Vicious Fun (2020) poster

Vicious Fun (2020)

Rating:


Canada. 2020.

Crew

Director – Cody Calahan, Screenplay – James Villeneuve, Producers – Chad Archibald & Cody Calahan, Photography – Jeff Maher, Music – Steph Copeland, Visual Effects – Immix Media Ltd. (Supervisor – George Lewis), Makeup Effects – Shaun Hunter, Prosthetics – Hunter FX, Production Design – Amanda Vernuccio. Production Company – Breakthrough Entertainment/Black Fawn Films/Radioactive Pictures/Particular Crowd.

Cast

Evan Marsh (Joel), Amber Goldfarb (Carrie), Ari Millen (Bob Nice), Julian Richings (Fritz), Robert Maillet (Mike), Sean Baek (Hideo), David Koechner (Zachary), Alexa Rose Steele (Sarah), Kristopher Bowman (Detective Doyle), Mark Gibson (Detective Hollands), John Fray (Officer Tony), Gord Rand (Jack Portwood)


Plot

Minnesota, 1983. Joel is a writer for the horror film magazine Vicious Fun and a wannabe scriptwriter. He has an unrequited crush on his roommate Sarah. One evening, he follows Sarah’s date Bob to a bar, trying to find evidence that Bob is really a married man. Joel proceeds to get drunk and then wanders into an after hours gathering at the bar, only to discover it is a support group for serial killers. He is successfully able to pass himself off as one of them by using his script idea about a killer taxi driver but is exposed when Bob turns up. However, he is saved by Carrie, one of the group who proves to be operating on behalf of a secret organisation and is engaged in eliminating serial killers. The two of them are then hunted by the others in the support group.
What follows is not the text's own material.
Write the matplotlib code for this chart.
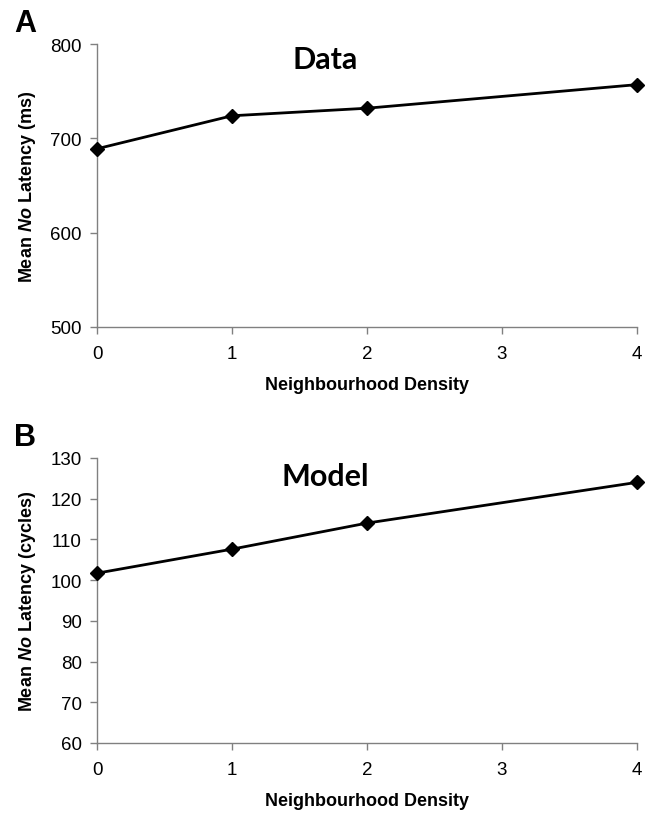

Cody Calahan is a rising Canadian director who specialises in horror. He has made the social media horror Antisocial (2012) and its sequel Antisocial 2 (2015), the evil twin film Let Her Out (2016) and The Oak Room (2020). In between this, Calahan has also produced a number of other genre films with the likes of Sweet Karma (2009), Exit Humanity (2011), Monster Brawl (2011), Septic Man (2013), Ejecta (2014), Hellmouth (2014), Bite (2015), The Sublet (2015), Bed of the Dead (2016), The Heretics (2017), I’ll Take Your Dead (2018) and Death Valley (2021).

Vicious Fun is a departure from Calahan’s previous films and is a Horror Comedy. A few years ago, I came up with the idea of script set around a support group for serial killers. However, I could never figure out a way to move past the basic set-up – ie. you have the group gathered and then what happens? I suspect the film’s writer James Villeneuve had the same problem with his script. The film is sharp and witty when it gets the various serial killers together in a room discussing their problems and the amusement that comes in watching Evan Marsh’s attempts to fit in and be one of the group. However, the script soon abandons the support group and simply turns into one with Evan Marsh and Amber Goldfarb being pursued by the other killers.

Support group for serial killers - David Koechner, Sean Baek, Amber Goldfarb, Julian Richings, Evan Marsh and Robert Maillet in Vicious Fun (2020)
Support group for serial killers – (l to r) David Koechner, Sean Baek, Amber Goldfarb, Julian Richings, Evan Marsh and Robert Maillet

The rest of the film is never quite as interesting as the opening hook. Cody Calahan does deliver a series of scenes with the killers eliminating their way through the police station and twisting things around on Evan Marsh, which comes with an undeniable dark sense of humour and lashings of gore that makes for fun watching. Although I kept wanting him to push these elements to something more like say the level of Sam Raimi’s Crimewave (1985). Not too many details are given, for instance, about Amber Goldfarb’s background or the organisation she works for where you feel that this should have been fleshed out more.

The film is well served by its cast. Evan Marsh does the gloopy innocent to perfection, never more funnier than when he is trying to explain everything that happened to the police oblivious to the fact he is just incriminating himself further. On the other hand, after such a clueless performance I couldn’t quite buy him as the kick-ass action type he becomes in the concluding scenes.

The film has a fine Canadian supporting cast with seasoned locals like hulking Robert Maillet offering a surprisingly soft-hearted slasher-type killer and Julian Richings who does creepy weird to perfection after spending his career in such parts. Ari Millen, who was Tatiana Maslany’s male clone in Orphan Black (2013-7), is in the type of role that he seems to have been born to play as a shifty serial killer.